Tech layoffs continued to dip in May.
Layoffs.fyi, which crowdsources layoff data from a number of sources (and is widely cited as accurate by various media outlets), shows that tech layoffs have steadily declined since their high in January 2023. Take a look at the chart:
What’s potentially behind this dip? Some of the biggest companies in tech—including Meta, Microsoft, and Amazon—announced layoffs at the very end of 2022 and the beginning of this year. With those actions complete, the overall pace of layoffs couldn’t sustain itself; based on layoffs.fyi’s breakdown, many of the current layoffs are taking place at smaller companies, with fewer employees cut.

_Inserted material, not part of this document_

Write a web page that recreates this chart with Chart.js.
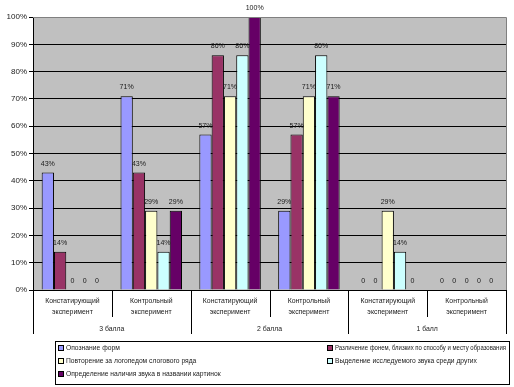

Despite Big Tech’s recent burst of layoffs, the tech unemployment rate has remained relatively steady over the past six months. According to an analysis of U.S. Bureau of Labor Statistics (BLS) data by CompTIA, the tech unemployment rate climbed slightly to 2.3 percent in April, and the broader tech sector gained roughly 18,795 positions (which CompTIA claimed was the “largest volume of monthly hiring since August 2022”). While all the headlines about layoffs have been ubiquitous and scary, companies across the economy have been in a hiring mood, hungry for all kinds of tech talent—including data scientists, experts in A.I. and machine learning, and other specialists.
And while some aspects of the economy remain uncertain, that hiring optimism persists: some 71 percent of HR professionals recently surveyed by CompTIA said they were hiring for growth, while 52 percent were continuing to backfill hire. “Hiring continues to be driven by the pursuit of cutting-edge skills that can help organizations gain or maintain their competitive edge,” added the organization’s Workforce and Learning Trends 2023 report. Even as the biggest tech companies trim staff and adjust their corporate structures, smaller rivals are building up their workforces.